When times are good on Wall Street, investors find ways to shrug off bad economic news the same way a spouse learns to ignore a snoring mate.
But when times are bad, as they are now, almost any negative development - a poor earnings report, a downturn in the Japanese economy - sends the stock market down.
So, what will it take to calm a volatile market and get it moving in the right direction?
If the past is any guide, shellshocked investors will need proof that the economy is picking up. Confidence-boosters would be signs that Americans are once more flocking to car dealers to make a deal. Or that homebuyers are stepping out this spring with an eye for a larger house with a two-car garage. And that businesses are talking expansion and hiring, not contraction and layoffs.
Most important, the Federal Reserve, which meets tomorrow, will have to lower interest rates to reassure Americans that it feels their pain.
"The next six to eight weeks are pivotal," says Joe Battipaglia, chairman of investment strategy at Gruntal & Co. in New York. "If some positive evidence begins to mount, there could be a stampede back into the market."
At this point, plenty of cash is sitting on the sidelines, enough to fuel a sharp stock-market rally. At last count, some $2.5 trillion sat in short-term money market funds. As interest rates fall further, the returns on those funds will drop. "I view it as hot money waiting to move back into the market," says Mr. Battipaglia.
But first, investors will have to feel confident that those funds won't just disappear as they did last week, when the Dow Jones Industrial Average lost 208 points, the worst drop in value since 1989. The high-tech-oriented Nasdaq index is down about 60 percent from its high, and the broader-based Standard & Poor's 500 Index is off 25 percent.
By historical standards, the broad index has fallen by a level that is typical of other bear-market corrections (except 1973 to 1974, when the market shrank for an extended period of time).
In the past, sharp interest-rate cuts have helped drive away investor blues. The only recent exception was in 1974, when the economy was struggling with high oil prices. But in 1987 and again in 1998, the Fed dropped rates significantly to spur the economy.
"That's a necessary condition to rebound," says Mark Zandi of Economics.com, a website. "It always takes Fed easing to pull out."
The Federal Reserve is expected tomorrow to lower interest rates either by half a percentage point or perhaps as much as three-quarters of a point. Since the beginning of January, the Fed has dropped rates by 1 percent. But it had raised interest rates by 1.25 percentage points between 1999 and 2000.
Lower rates could make a big difference to struggling companies. For example, many companies have overproduced and are now carrying large inventories. Many businesses are spending well above their cash flow and need loans to meet their payrolls.
"If interest rates come down, it relieves the debt burden and makes it easier for banks and others to extend credit," says Mr. Zandi.

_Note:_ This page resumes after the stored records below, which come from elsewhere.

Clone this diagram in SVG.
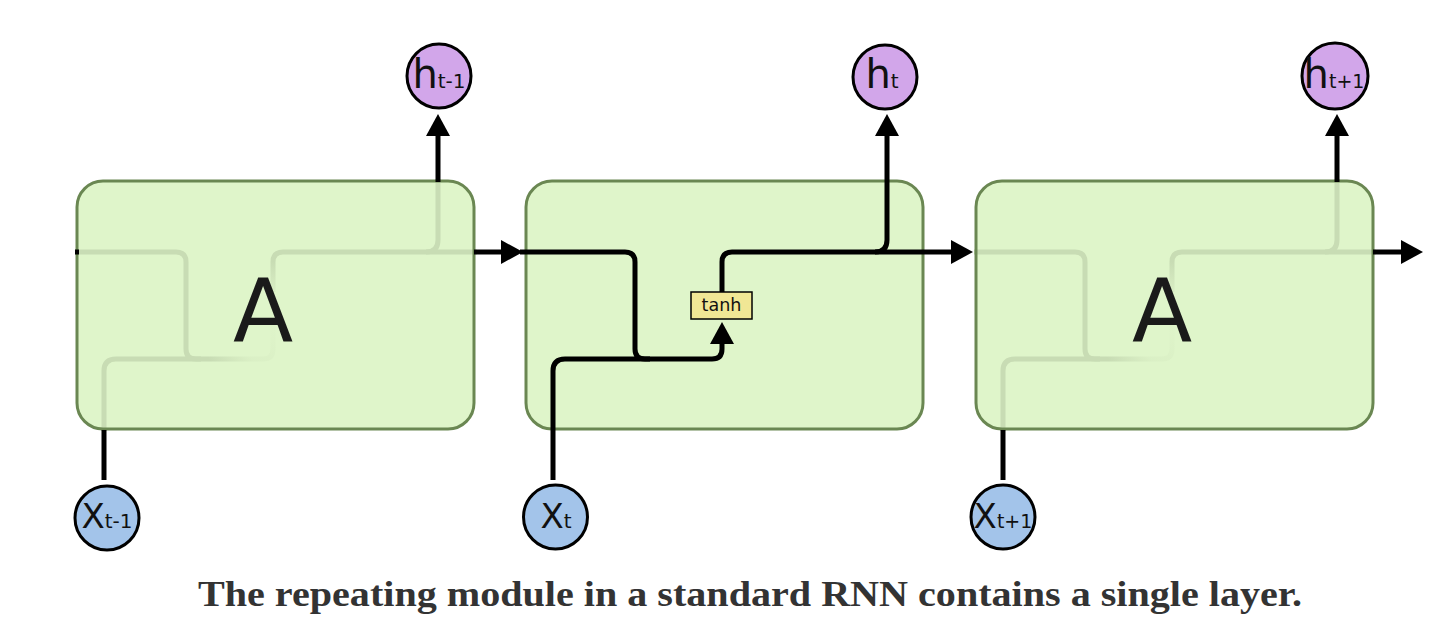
<svg xmlns="http://www.w3.org/2000/svg" width="1434" height="634" viewBox="0 0 1434 634">
  <style>
    .cell { fill: #dff5ca; }
    .cell-edge { fill: none; stroke: #6a8752; stroke-width: 3; }
    .wire { fill: none; stroke: #000; stroke-width: 5; }
    .wire-faint { fill: none; stroke: #c8dcb4; stroke-width: 5; }
    .in { fill: #a3c4ea; stroke: #000; stroke-width: 3; }
    .out { fill: #d2a6ea; stroke: #000; stroke-width: 3; }
    .lbl { font-family: "DejaVu Sans", sans-serif; fill: #111; }
    .big { font-family: "DejaVu Sans", sans-serif; font-size: 88px; fill: #1a1a1a; text-anchor: middle; }
    .layer { fill: #f1e795; stroke: #000; stroke-width: 1.5; }
    .caption { font-family: "Liberation Serif", serif; font-weight: bold; font-size: 36px; fill: #333; text-anchor: middle; }
  </style>
  <defs>
    <marker id="arrow" viewBox="0 0 22 24" refX="4" refY="12" markerWidth="22" markerHeight="24" markerUnits="userSpaceOnUse" orient="auto">
      <path d="M0,0 L22,12 L0,24 Z" fill="#000"/>
    </marker>
    <radialGradient id="fade">
      <stop offset="0" stop-color="#dff5ca" stop-opacity="0.95"/>
      <stop offset="0.5" stop-color="#dff5ca" stop-opacity="0.8"/>
      <stop offset="1" stop-color="#dff5ca" stop-opacity="0"/>
    </radialGradient>
    <!-- internal wiring of a cell, in cell-local coordinates -->
    <g id="cell-wiring">
      <path d="M-2,71 H99 Q109,71 109,81 V168 Q109,178 119,178 H186 Q196,178 196,168 V140"/>
      <path d="M27,250 V190 Q27,178 39,178 H124"/>
      <path d="M196,111 V81 Q196,71 206,71 H400"/>
      <path d="M349,71 Q361,71 361,59 V-2"/>
    </g>
  </defs>

  <rect width="1434" height="634" fill="#fff"/>

  <!-- cell A at t-1 -->
  <g id="cell-prev" transform="translate(77,181)">
    <rect class="cell" width="397" height="248" rx="26"/>
    <use href="#cell-wiring" class="wire-faint"/>
    <circle cx="196" cy="150" r="70" fill="url(#fade)"/>
    <rect class="cell-edge" width="397" height="248" rx="26"/>
    <text class="big" x="186" y="160">A</text>
  </g>

  <!-- cell at t, opened up -->
  <g id="cell-now" transform="translate(526,181)">
    <rect class="cell" width="397" height="248" rx="26"/>
    <rect class="cell-edge" width="397" height="248" rx="26"/>
  </g>

  <!-- cell A at t+1 -->
  <g id="cell-next" transform="translate(976,181)">
    <rect class="cell" width="397" height="248" rx="26"/>
    <use href="#cell-wiring" class="wire-faint"/>
    <circle cx="196" cy="150" r="70" fill="url(#fade)"/>
    <rect class="cell-edge" width="397" height="248" rx="26"/>
    <text class="big" x="186" y="160">A</text>
  </g>

  <!-- connectors -->
  <g id="connectors" class="wire">
    <path d="M75,252 H79"/>
    <path d="M474,252 H505" marker-end="url(#arrow)"/>
    <path d="M438,182 V132" marker-end="url(#arrow)"/>
    <path d="M104,480 V430"/>
    <path d="M520,252 H625 Q635,252 635,262 V349 Q635,359 645,359 H712 Q722,359 722,349 V340" marker-end="url(#arrow)"/>
    <path d="M553,480 V371 Q553,359 565,359 H650"/>
    <path d="M722,292 V262 Q722,252 732,252 H955" marker-end="url(#arrow)"/>
    <path d="M875,252 Q887,252 887,240 V132" marker-end="url(#arrow)"/>
    <path d="M1003,480 V430"/>
    <path d="M1337,182 V132" marker-end="url(#arrow)"/>
    <path d="M1373,252 H1405" marker-end="url(#arrow)"/>
  </g>

  <!-- tanh layer -->
  <g id="tanh">
    <rect class="layer" x="691" y="292" width="61" height="27"/>
    <text class="lbl" x="721.5" y="311" font-size="17.5" text-anchor="middle">tanh</text>
  </g>

  <!-- outputs -->
  <g id="h-prev">
    <circle class="out" cx="439" cy="76" r="32"/>
    <text class="lbl" x="439" y="88" text-anchor="middle"><tspan font-size="40">h</tspan><tspan font-size="20">t-1</tspan></text>
  </g>
  <g id="h-now">
    <circle class="out" cx="885" cy="77" r="32"/>
    <text class="lbl" x="882" y="88" text-anchor="middle"><tspan font-size="40">h</tspan><tspan font-size="20">t</tspan></text>
  </g>
  <g id="h-next">
    <circle class="out" cx="1335" cy="76" r="33"/>
    <text class="lbl" x="1334" y="88" text-anchor="middle"><tspan font-size="40">h</tspan><tspan font-size="19">t+1</tspan></text>
  </g>

  <!-- inputs -->
  <g id="x-prev">
    <circle class="in" cx="107" cy="518" r="32"/>
    <text class="lbl" x="107" y="528" text-anchor="middle"><tspan font-size="34">X</tspan><tspan font-size="20">t-1</tspan></text>
  </g>
  <g id="x-now">
    <circle class="in" cx="555.5" cy="517" r="32"/>
    <text class="lbl" x="556" y="528" text-anchor="middle"><tspan font-size="34">X</tspan><tspan font-size="20">t</tspan></text>
  </g>
  <g id="x-next">
    <circle class="in" cx="1003" cy="517" r="32"/>
    <text class="lbl" x="1003" y="528" text-anchor="middle"><tspan font-size="34">X</tspan><tspan font-size="19">t+1</tspan></text>
  </g>

  <text class="caption" x="750" y="606" textLength="1104" lengthAdjust="spacingAndGlyphs">The repeating module in a standard RNN contains a single layer.</text>
</svg>
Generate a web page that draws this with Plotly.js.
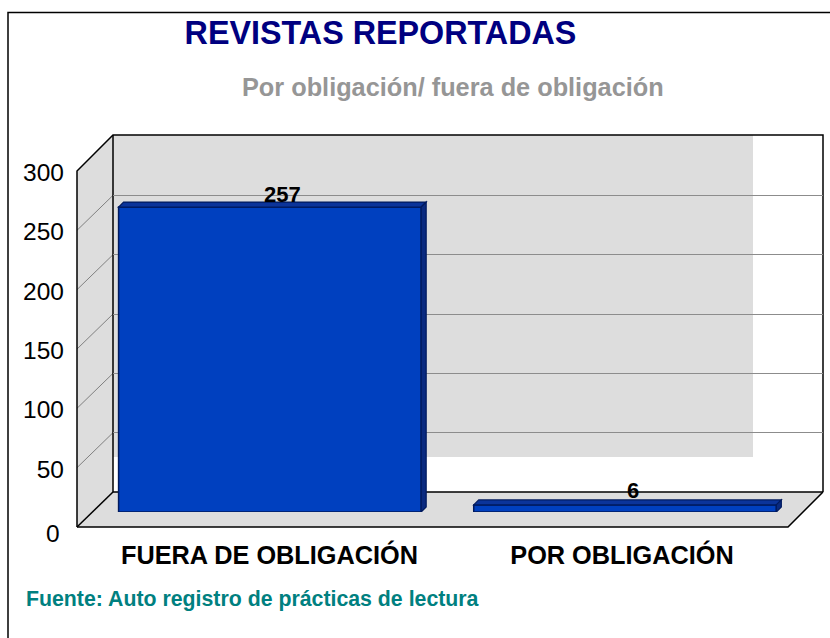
<!DOCTYPE html>
<html><head><meta charset="utf-8">
<script src="https://cdn.plot.ly/plotly-3.0.0.min.js"></script>
<style>html,body{margin:0;padding:0;background:#fff}#c{width:830px;height:638px}</style></head>
<body><div id="c"></div>
<script>
const categories = ['FUERA DE OBLIGACIÓN', 'POR OBLIGACIÓN'];
const values = [257, 6];
const valueLabels = ['257', '6'];
const tickValues = [50, 100, 150, 200, 250, 300];
const titleText = 'REVISTAS REPORTADAS';
const subtitleText = 'Por obligación/ fuera de obligación';
const sourceText = 'Fuente: Auto registro de prácticas de lectura';

const W = 830, H = 638, FONT = '"Liberation Sans", Arial, sans-serif';
const px = x => x / W, py = y => 1 - y / H;
const dom = (a, b) => [px(a), px(b)];
const domY = (bottom, top) => [py(bottom), py(top)];
const k = 356 / 300;              // pixels per unit of value
const FRONT = {l: 77, r: 788, b: 527};
const BACK = {l: 113, r: 823, b: 492, t: 135};
const GRAY = '#DDDDDD', EDGE = '#000000';

function poly(pts, fill, line, width) {
  return {type: 'path', xref: 'paper', yref: 'paper', layer: 'below',
    path: 'M' + pts.map(p => px(p[0]) + ',' + py(p[1])).join(' L') + (fill ? ' Z' : ''),
    fillcolor: fill || 'rgba(0,0,0,0)', line: {color: line || 'rgba(0,0,0,0)', width: width || 0}};
}
const shapes = [
  poly([[8, 638], [8, 12.5], [830, 12.5]], null, EDGE, 1.5),
  poly([[BACK.l, BACK.t], [753, BACK.t], [753, 457], [BACK.l, 457]], GRAY),
  poly([[FRONT.l, FRONT.b], [FRONT.r, FRONT.b], [BACK.r, BACK.b], [BACK.l, BACK.b]], GRAY),
  poly([[FRONT.l, 171], [BACK.l, BACK.t], [BACK.l, BACK.b], [FRONT.l, FRONT.b]], GRAY),
];
tickValues.slice(0, 5).forEach(v => shapes.push(
  poly([[FRONT.l, FRONT.b - v * k], [BACK.l, BACK.b - v * k]], null, '#808080', 1)));
shapes.push(
  poly([[FRONT.l, FRONT.b], [FRONT.l, 171], [BACK.l, BACK.t], [BACK.r, BACK.t], [BACK.r, BACK.b]], null, EDGE, 1.5),
  poly([[BACK.l, BACK.t], [BACK.l, BACK.b], [BACK.r, BACK.b]], null, EDGE, 1.5),
  poly([[FRONT.l, FRONT.b], [BACK.l, BACK.b]], null, EDGE, 1.5),
  poly([[FRONT.l, FRONT.b], [FRONT.r, FRONT.b], [BACK.r, BACK.b]], null, EDGE, 1.5)
);

// depth faces of the bars, in data units of the bar axes
const barWidth = 0.852, ddx = 5 / 355.15, ddy = 5 / k;
values.forEach((v, i) => {
  const a = i - barWidth / 2, b = i + barWidth / 2;
  const face = (d, fill) => shapes.push({type: 'path', xref: 'x2', yref: 'y2', layer: 'above', path: d,
    fillcolor: fill, line: {color: '#001A5E', width: 1.2}});
  face(`M${a},${v} L${b},${v} L${b + ddx},${v + ddy} L${a + ddx},${v + ddy} Z`, '#0B349A');
  face(`M${b},0 L${b},${v} L${b + ddx},${v + ddy} L${b + ddx},${ddy} Z`, '#0A2A80');
});

const hidden = {showgrid: false, zeroline: false, showline: false, showticklabels: false, ticks: ''};
const traces = [
  {type: 'scatter', mode: 'markers', x: [0], y: [values[1]], xaxis: 'x', yaxis: 'y',
    marker: {opacity: 0}, showlegend: false, hoverinfo: 'skip'},
  {type: 'bar', x: [0, 1], y: values, width: barWidth, xaxis: 'x2', yaxis: 'y2',
    marker: {color: '#0040BF', line: {color: '#001A5E', width: 1.5}}, showlegend: false, hoverinfo: 'skip'},
  {type: 'scatter', mode: 'markers', x: [0, 1], y: values, xaxis: 'x3', yaxis: 'y3',
    marker: {opacity: 0}, showlegend: false, hoverinfo: 'skip'},
];

const layout = {
  width: W, height: H, margin: {l: 0, r: 0, t: 0, b: 0},
  paper_bgcolor: '#fff', plot_bgcolor: 'rgba(0,0,0,0)', showlegend: false,
  font: {family: FONT, color: '#000'},
  title: {text: '<b>' + titleText + '</b>', x: px(380.5), xanchor: 'center', y: py(33), yanchor: 'middle',
    xref: 'paper', yref: 'paper', font: {family: FONT, size: 32.3, color: '#000080'}},
  xaxis: Object.assign({domain: dom(BACK.l, BACK.r), range: [0, 1], anchor: 'y'}, hidden),
  yaxis: Object.assign({}, hidden, {domain: domY(BACK.b, BACK.b - 300 * k), range: [0, 300], anchor: 'x',
    tickmode: 'array', tickvals: tickValues.slice(0, 5), showgrid: true, gridcolor: '#8C8C8C', gridwidth: 1}),
  xaxis2: Object.assign({domain: dom(92.3, 802.6), range: [-0.5, 1.5], anchor: 'y2'}, hidden),
  yaxis2: Object.assign({domain: domY(512, 512 - 300 * k), range: [0, 300], anchor: 'x2'}, hidden),
  xaxis3: {domain: dom(93.25, 798.25), range: [-0.5, 1.5], anchor: 'free', position: py(538),
    tickmode: 'array', tickvals: [0, 1], ticktext: categories, ticks: '', showgrid: false, zeroline: false, showline: false,
    tickfont: {family: FONT, size: 25.3, color: '#000', weight: 'bold'}},
  yaxis3: {domain: domY(FRONT.b + 1.5, 172.5), range: [0, 300], anchor: 'free', position: px(64),
    tickmode: 'array', tickvals: tickValues, ticks: '', showgrid: false, zeroline: false, showline: false,
    tickfont: {family: FONT, size: 24.5, color: '#000'}},
  bargap: 0,
  shapes: shapes,
  annotations: [
    {xref: 'paper', yref: 'paper', x: px(452.5), y: py(87), xanchor: 'center', yanchor: 'middle', showarrow: false,
      text: '<b>' + subtitleText + '</b>', font: {family: FONT, size: 25.3, color: '#969696'}},
    {xref: 'paper', yref: 'paper', x: px(24), y: py(599), xanchor: 'left', yanchor: 'middle', showarrow: false,
      text: '<b>' + sourceText + '</b>', font: {family: FONT, size: 21.3, color: '#008080'}},
    {xref: 'paper', yref: 'y3', x: px(62), y: 0, yshift: -4.5, xanchor: 'right', yanchor: 'middle', showarrow: false,
      text: '0', font: {family: FONT, size: 24.5, color: '#000'}},
    {xref: 'x2', yref: 'y2', x: 0, y: values[0], xshift: 12.5, yshift: 13, xanchor: 'center', yanchor: 'middle', showarrow: false,
      text: '<b>' + valueLabels[0] + '</b>', font: {family: FONT, size: 22, color: '#000'}},
    {xref: 'x2', yref: 'y2', x: 1, y: values[1], xshift: 7.5, yshift: 14, xanchor: 'center', yanchor: 'middle', showarrow: false,
      text: '<b>' + valueLabels[1] + '</b>', font: {family: FONT, size: 22, color: '#000'}},
  ],
};
Plotly.newPlot('c', traces, layout, {displayModeBar: false, staticPlot: true});
</script></body></html>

The stock market is anticipating an aggressive easing by the Fed, says Duncan Richardson, senior vice president at Eaton Vance, a Boston-based mutual-fund group. Without a major inflation problem, he says there is no reason why the Fed can't reduce interest rates. "Interest rates are going to be lower a year from now, and that's a very bullish thing," says Mr. Richardson.
Still, lower interest rates alone will not necessarily turn the market around. Wall Street likes to have some sense of accuracy in forecasting corporate earnings. In recent weeks, company after company has announced that earnings will be below expectations. This has shaken investor confidence.
"In terms of the technology companies, you have no idea of demand for the next few months or quarters - you can't analyze them in terms of an earnings rebound," says Don Berdine, chief investment officer at PNC Investment Advisors in Pittsburgh. One example of this from a positive standpoint: Last Thursday, Nokia, the Finnish telecom company, said it would meet its earnings goals, and this helped spark a stock rally in Europe, which spread to the US in the morning.
The market will also have to get past the month of April, which from a historical standpoint has not been very good because some investors need to sell stocks or bonds to pay their tax bills.
The month will also give investors a clearer look at the economy. They will begin to see if the Fed's interest-rate cuts are starting to have an effect. But there may also be more bad news, since the market losses have been so steep that some economists are concerned consumers won't make major purchases.
"It's uncanny - if you look at consumer spending versus the Nasdaq stock prices, there appears to be a real correlation," says Mr. Berdine. If consumers decide to retrench, then he says the economy may be looking at a recession.
"It may be April 'til we clear the decks here."